STATED EXERCISE: For the copy, please give all of the data again exactly and leave the pictures out.

RAW DATA:
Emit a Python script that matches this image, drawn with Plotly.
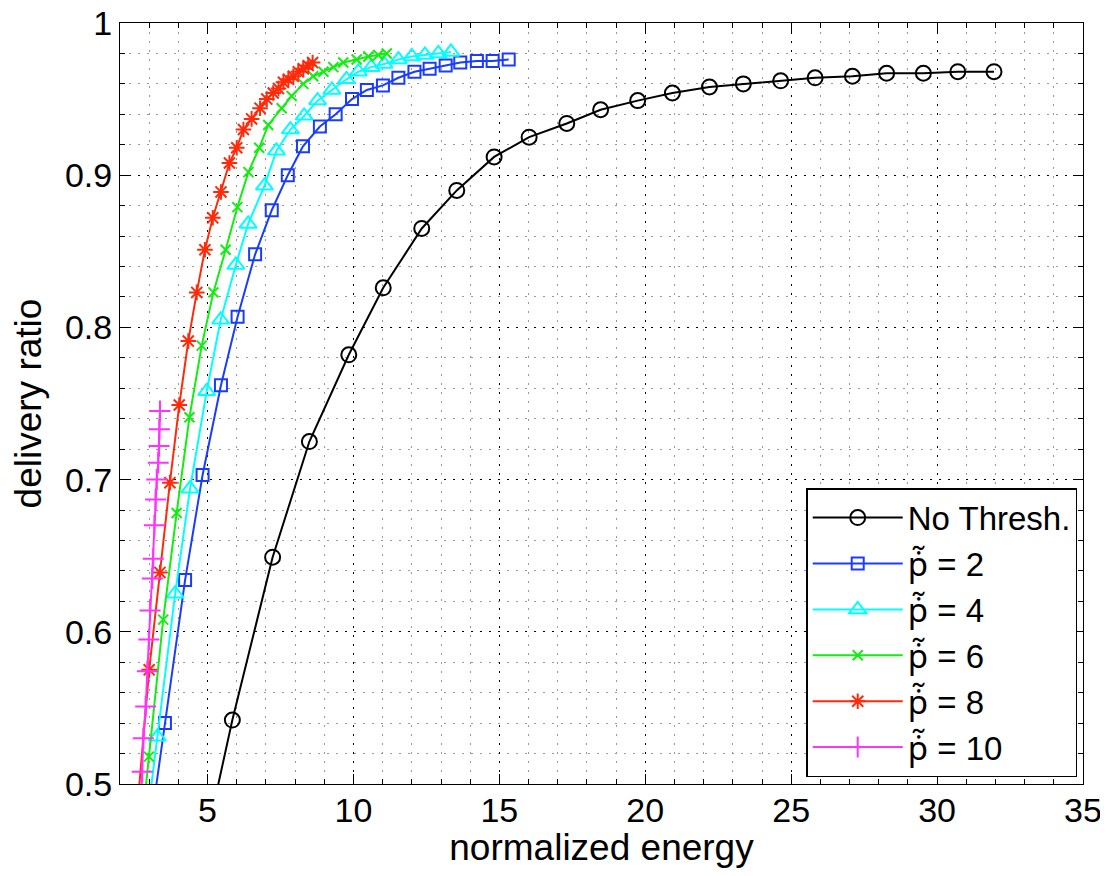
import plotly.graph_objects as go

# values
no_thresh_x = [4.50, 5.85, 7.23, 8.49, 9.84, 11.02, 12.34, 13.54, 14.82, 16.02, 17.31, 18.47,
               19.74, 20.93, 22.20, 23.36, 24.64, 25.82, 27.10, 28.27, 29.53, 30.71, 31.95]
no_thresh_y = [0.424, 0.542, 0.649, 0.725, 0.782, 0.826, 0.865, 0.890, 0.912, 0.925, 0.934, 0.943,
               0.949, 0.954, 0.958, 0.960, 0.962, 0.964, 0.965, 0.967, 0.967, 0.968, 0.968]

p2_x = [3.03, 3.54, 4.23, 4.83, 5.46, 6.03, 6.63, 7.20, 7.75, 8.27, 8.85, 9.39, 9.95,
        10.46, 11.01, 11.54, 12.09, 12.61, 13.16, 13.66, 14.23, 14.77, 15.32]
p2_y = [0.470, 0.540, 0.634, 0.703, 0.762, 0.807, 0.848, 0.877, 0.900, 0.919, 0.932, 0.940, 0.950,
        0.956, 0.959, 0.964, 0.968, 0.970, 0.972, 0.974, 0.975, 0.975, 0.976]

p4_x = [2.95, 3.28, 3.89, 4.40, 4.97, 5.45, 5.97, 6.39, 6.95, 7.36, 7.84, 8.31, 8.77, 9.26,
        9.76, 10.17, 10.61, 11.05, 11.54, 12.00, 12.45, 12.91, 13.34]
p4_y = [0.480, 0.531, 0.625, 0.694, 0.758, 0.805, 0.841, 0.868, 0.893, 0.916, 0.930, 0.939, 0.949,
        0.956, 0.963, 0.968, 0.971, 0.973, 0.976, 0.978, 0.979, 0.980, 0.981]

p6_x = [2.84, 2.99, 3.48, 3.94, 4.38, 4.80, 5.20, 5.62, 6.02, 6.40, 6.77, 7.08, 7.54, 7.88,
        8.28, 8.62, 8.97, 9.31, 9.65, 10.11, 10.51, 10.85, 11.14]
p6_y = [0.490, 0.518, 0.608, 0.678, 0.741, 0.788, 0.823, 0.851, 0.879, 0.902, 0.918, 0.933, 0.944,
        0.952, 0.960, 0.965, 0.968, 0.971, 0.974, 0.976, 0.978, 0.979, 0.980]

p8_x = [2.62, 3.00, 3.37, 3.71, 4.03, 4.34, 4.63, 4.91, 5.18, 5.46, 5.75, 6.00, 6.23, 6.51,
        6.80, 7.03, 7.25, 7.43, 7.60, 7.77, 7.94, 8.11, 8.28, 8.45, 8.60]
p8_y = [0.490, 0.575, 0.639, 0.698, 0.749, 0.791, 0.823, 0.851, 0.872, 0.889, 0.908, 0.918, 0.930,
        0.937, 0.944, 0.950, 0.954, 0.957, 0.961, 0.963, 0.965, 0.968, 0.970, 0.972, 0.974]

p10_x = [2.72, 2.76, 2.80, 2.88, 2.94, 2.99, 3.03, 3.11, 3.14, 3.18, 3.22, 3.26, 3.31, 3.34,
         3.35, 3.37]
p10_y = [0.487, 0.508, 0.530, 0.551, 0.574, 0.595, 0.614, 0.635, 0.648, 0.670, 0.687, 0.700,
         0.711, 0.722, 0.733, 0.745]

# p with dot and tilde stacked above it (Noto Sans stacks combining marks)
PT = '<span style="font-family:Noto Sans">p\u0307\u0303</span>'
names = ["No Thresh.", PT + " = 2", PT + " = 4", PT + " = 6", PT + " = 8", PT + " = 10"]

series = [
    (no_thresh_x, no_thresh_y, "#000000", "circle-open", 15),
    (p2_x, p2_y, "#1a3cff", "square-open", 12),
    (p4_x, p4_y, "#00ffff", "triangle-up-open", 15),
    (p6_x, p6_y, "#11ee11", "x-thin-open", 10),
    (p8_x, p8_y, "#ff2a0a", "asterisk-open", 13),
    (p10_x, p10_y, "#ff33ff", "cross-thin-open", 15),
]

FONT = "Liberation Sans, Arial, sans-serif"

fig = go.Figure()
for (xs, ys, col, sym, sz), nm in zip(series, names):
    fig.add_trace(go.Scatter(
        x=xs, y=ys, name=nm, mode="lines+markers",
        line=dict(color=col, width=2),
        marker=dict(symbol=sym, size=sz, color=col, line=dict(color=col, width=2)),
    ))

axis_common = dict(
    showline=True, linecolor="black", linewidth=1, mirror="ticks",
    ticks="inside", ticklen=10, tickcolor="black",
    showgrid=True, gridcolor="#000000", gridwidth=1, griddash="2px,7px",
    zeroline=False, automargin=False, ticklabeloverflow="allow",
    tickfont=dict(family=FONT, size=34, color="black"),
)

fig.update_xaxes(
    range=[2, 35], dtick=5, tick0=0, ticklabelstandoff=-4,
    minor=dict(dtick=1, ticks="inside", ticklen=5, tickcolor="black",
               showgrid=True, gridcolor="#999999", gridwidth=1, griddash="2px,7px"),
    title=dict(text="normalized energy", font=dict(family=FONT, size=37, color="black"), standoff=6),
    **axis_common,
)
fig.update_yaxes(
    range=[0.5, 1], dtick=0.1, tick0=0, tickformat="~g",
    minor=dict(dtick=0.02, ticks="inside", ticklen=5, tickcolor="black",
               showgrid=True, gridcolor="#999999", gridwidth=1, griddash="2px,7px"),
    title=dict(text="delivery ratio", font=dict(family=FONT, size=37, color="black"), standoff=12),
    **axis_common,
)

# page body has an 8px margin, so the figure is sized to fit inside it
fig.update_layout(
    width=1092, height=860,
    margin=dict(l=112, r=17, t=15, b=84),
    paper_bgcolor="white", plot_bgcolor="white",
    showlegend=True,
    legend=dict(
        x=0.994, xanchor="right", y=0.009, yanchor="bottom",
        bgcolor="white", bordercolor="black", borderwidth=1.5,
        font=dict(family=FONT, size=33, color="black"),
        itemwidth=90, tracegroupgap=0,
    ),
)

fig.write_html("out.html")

REPLY:
Emit a Python script that matches this image, drawn with Plotly.
import plotly.graph_objects as go

# values
no_thresh_x = [4.50, 5.85, 7.23, 8.49, 9.84, 11.02, 12.34, 13.54, 14.82, 16.02, 17.31, 18.47,
               19.74, 20.93, 22.20, 23.36, 24.64, 25.82, 27.10, 28.27, 29.53, 30.71, 31.95]
no_thresh_y = [0.424, 0.542, 0.649, 0.725, 0.782, 0.826, 0.865, 0.890, 0.912, 0.925, 0.934, 0.943,
               0.949, 0.954, 0.958, 0.960, 0.962, 0.964, 0.965, 0.967, 0.967, 0.968, 0.968]

p2_x = [3.03, 3.54, 4.23, 4.83, 5.46, 6.03, 6.63, 7.20, 7.75, 8.27, 8.85, 9.39, 9.95,
        10.46, 11.01, 11.54, 12.09, 12.61, 13.16, 13.66, 14.23, 14.77, 15.32]
p2_y = [0.470, 0.540, 0.634, 0.703, 0.762, 0.807, 0.848, 0.877, 0.900, 0.919, 0.932, 0.940, 0.950,
        0.956, 0.959, 0.964, 0.968, 0.970, 0.972, 0.974, 0.975, 0.975, 0.976]

p4_x = [2.95, 3.28, 3.89, 4.40, 4.97, 5.45, 5.97, 6.39, 6.95, 7.36, 7.84, 8.31, 8.77, 9.26,
        9.76, 10.17, 10.61, 11.05, 11.54, 12.00, 12.45, 12.91, 13.34]
p4_y = [0.480, 0.531, 0.625, 0.694, 0.758, 0.805, 0.841, 0.868, 0.893, 0.916, 0.930, 0.939, 0.949,
        0.956, 0.963, 0.968, 0.971, 0.973, 0.976, 0.978, 0.979, 0.980, 0.981]

p6_x = [2.84, 2.99, 3.48, 3.94, 4.38, 4.80, 5.20, 5.62, 6.02, 6.40, 6.77, 7.08, 7.54, 7.88,
        8.28, 8.62, 8.97, 9.31, 9.65, 10.11, 10.51, 10.85, 11.14]
p6_y = [0.490, 0.518, 0.608, 0.678, 0.741, 0.788, 0.823, 0.851, 0.879, 0.902, 0.918, 0.933, 0.944,
        0.952, 0.960, 0.965, 0.968, 0.971, 0.974, 0.976, 0.978, 0.979, 0.980]

p8_x = [2.62, 3.00, 3.37, 3.71, 4.03, 4.34, 4.63, 4.91, 5.18, 5.46, 5.75, 6.00, 6.23, 6.51,
        6.80, 7.03, 7.25, 7.43, 7.60, 7.77, 7.94, 8.11, 8.28, 8.45, 8.60]
p8_y = [0.490, 0.575, 0.639, 0.698, 0.749, 0.791, 0.823, 0.851, 0.872, 0.889, 0.908, 0.918, 0.930,
        0.937, 0.944, 0.950, 0.954, 0.957, 0.961, 0.963, 0.965, 0.968, 0.970, 0.972, 0.974]

p10_x = [2.72, 2.76, 2.80, 2.88, 2.94, 2.99, 3.03, 3.11, 3.14, 3.18, 3.22, 3.26, 3.31, 3.34,
         3.35, 3.37]
p10_y = [0.487, 0.508, 0.530, 0.551, 0.574, 0.595, 0.614, 0.635, 0.648, 0.670, 0.687, 0.700,
         0.711, 0.722, 0.733, 0.745]

# p with dot and tilde stacked above it (Noto Sans stacks combining marks)
PT = '<span style="font-family:Noto Sans">p\u0307\u0303</span>'
names = ["No Thresh.", PT + " = 2", PT + " = 4", PT + " = 6", PT + " = 8", PT + " = 10"]

series = [
    (no_thresh_x, no_thresh_y, "#000000", "circle-open", 15),
    (p2_x, p2_y, "#1a3cff", "square-open", 12),
    (p4_x, p4_y, "#00ffff", "triangle-up-open", 15),
    (p6_x, p6_y, "#11ee11", "x-thin-open", 10),
    (p8_x, p8_y, "#ff2a0a", "asterisk-open", 13),
    (p10_x, p10_y, "#ff33ff", "cross-thin-open", 15),
]

FONT = "Liberation Sans, Arial, sans-serif"

fig = go.Figure()
for (xs, ys, col, sym, sz), nm in zip(series, names):
    fig.add_trace(go.Scatter(
        x=xs, y=ys, name=nm, mode="lines+markers",
        line=dict(color=col, width=2),
        marker=dict(symbol=sym, size=sz, color=col, line=dict(color=col, width=2)),
    ))

axis_common = dict(
    showline=True, linecolor="black", linewidth=1, mirror="ticks",
    ticks="inside", ticklen=10, tickcolor="black",
    showgrid=True, gridcolor="#000000", gridwidth=1, griddash="2px,7px",
    zeroline=False, automargin=False, ticklabeloverflow="allow",
    tickfont=dict(family=FONT, size=34, color="black"),
)

fig.update_xaxes(
    range=[2, 35], dtick=5, tick0=0, ticklabelstandoff=-4,
    minor=dict(dtick=1, ticks="inside", ticklen=5, tickcolor="black",
               showgrid=True, gridcolor="#999999", gridwidth=1, griddash="2px,7px"),
    title=dict(text="normalized energy", font=dict(family=FONT, size=37, color="black"), standoff=6),
    **axis_common,
)
fig.update_yaxes(
    range=[0.5, 1], dtick=0.1, tick0=0, tickformat="~g",
    minor=dict(dtick=0.02, ticks="inside", ticklen=5, tickcolor="black",
               showgrid=True, gridcolor="#999999", gridwidth=1, griddash="2px,7px"),
    title=dict(text="delivery ratio", font=dict(family=FONT, size=37, color="black"), standoff=12),
    **axis_common,
)

# page body has an 8px margin, so the figure is sized to fit inside it
fig.update_layout(
    width=1092, height=860,
    margin=dict(l=112, r=17, t=15, b=84),
    paper_bgcolor="white", plot_bgcolor="white",
    showlegend=True,
    legend=dict(
        x=0.994, xanchor="right", y=0.009, yanchor="bottom",
        bgcolor="white", bordercolor="black", borderwidth=1.5,
        font=dict(family=FONT, size=33, color="black"),
        itemwidth=90, tracegroupgap=0,
    ),
)

fig.write_html("out.html")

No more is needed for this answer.